In an effort to heal the wounds between the logical and the creative and between the analysts and the visionaries, here are eight questions that will point the way to a successful future.

Those who can embrace, and act upon, the essence and wisdom of these questions will place themselves in good stead to greet the future. Those who ignore them are likely to find the future less kind to their efforts.

These eight scenarios could give you clues about the future and what it might demand of you. By preparing for these eventualities, you will be in a better position to absorb surprises.

1) What would happen if you had to pay for putting your customers on hold?

If your organisation makes a habit of putting clients on hold, then consider that in the future, you might be liable to pay for the clients’ time. Even if you estimate a modest dollar amount per hour, calculate what kind of exposure this would represent. Can you afford this kind of liability? If the figures alarm you, then you can engineer your future by doing something to fix the issues at their root. It is not a question of hiring more staff members to take more calls. It is a matter of working out why the call rates are high in the first place. Could it be that your products are not performing as they should be? Maybe your customers are so confused that they need help to decipher your product’s installation instructions.

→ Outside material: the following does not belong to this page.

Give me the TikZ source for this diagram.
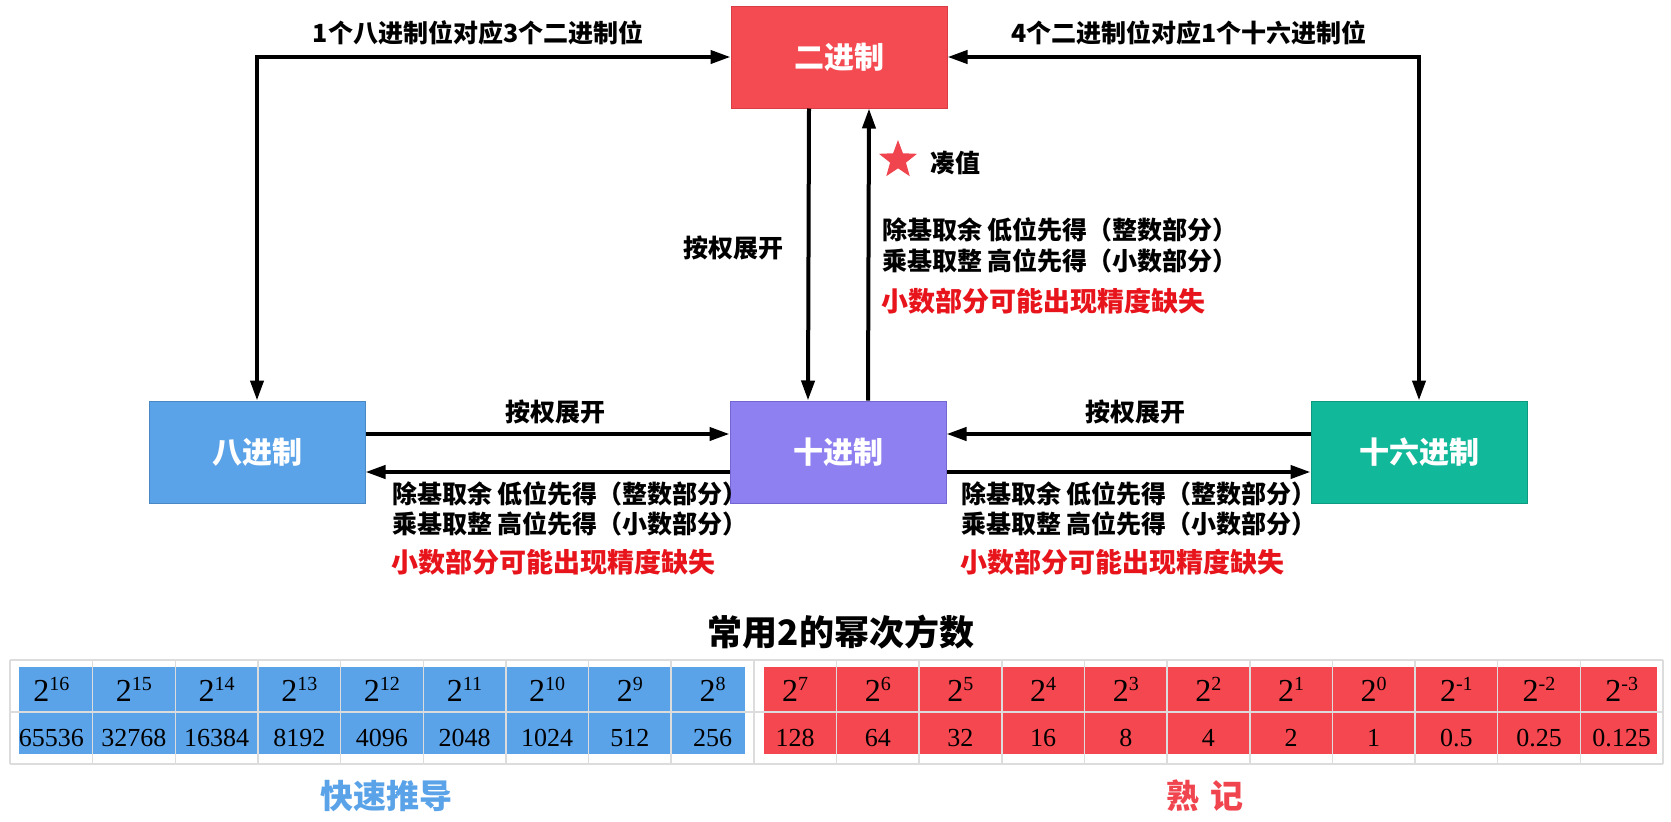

Whether or not laws will be passed in relation to this is not the point. Many organisations have boasted about how they have reduced their operating expenses. In many cases, all that they have managed to do is shift the expense from their camp to the customers’.

2) What would happen if the money you receive from a customer freezes when your product fails?

In the networked world, money will be linked to performance. This means that any product that you sell had better work. If it does not work, then the money you received from your customer will freeze in your bank account. Corporate wealth will be calculated on how well you deliver on your promise, not on how high your revenue is. Technologists might argue that it is neither feasible nor possible to produce fault-free products. That argument, although convenient, is unethical. When someone pays $100 for a product, that money is perfect money. It does not break down, it does not require service calls, it does not perish, and it does not stop working. Therefore, when manufacturers take the consumers’ perfect money, what gives them the right to dish out rubbish? (For more on this subject, see Chapter 19, ‘Customer service — my foot!’)

3) What would happen if those who did not like their job did not go to work tomorrow?

Not long ago, employees who changed employers were considered to be a risk. These days, there is no stigma attached to wandering talent. Instead, the embarrassment befalls employers who are careless with staff. In certain industries, the choice exists for workers to move to a different company, to resign to start their own business or consulting practice, and to retire, if they are wealthy.

It had better be a matter of urgency for you to learn about your staff members’ morale, their happiness, their contentment, and what it is that agitates them or makes them dislike their work environment. Once you have identified those who dislike their job, ask yourself what would happen to your business if they decided not to turn up to work. If your business would suffer as a result of this sudden rebellion, then you had better do something about the notions of fun, contentment, happiness, job satisfaction, and engagement. Are you engaging your people in your business and the industry? (For more on this subject, see Chapter 16, ‘Ready … aim… now what?’)

4) What would happen if you were forced to disclose your faults prior to making a sale?

What if all the complaint statistics and product faults were available for your potential customers to inspect on the Web? This would mean that anyone could inspect the latest series of complaints and faults relating to a product before making a decision to purchase it.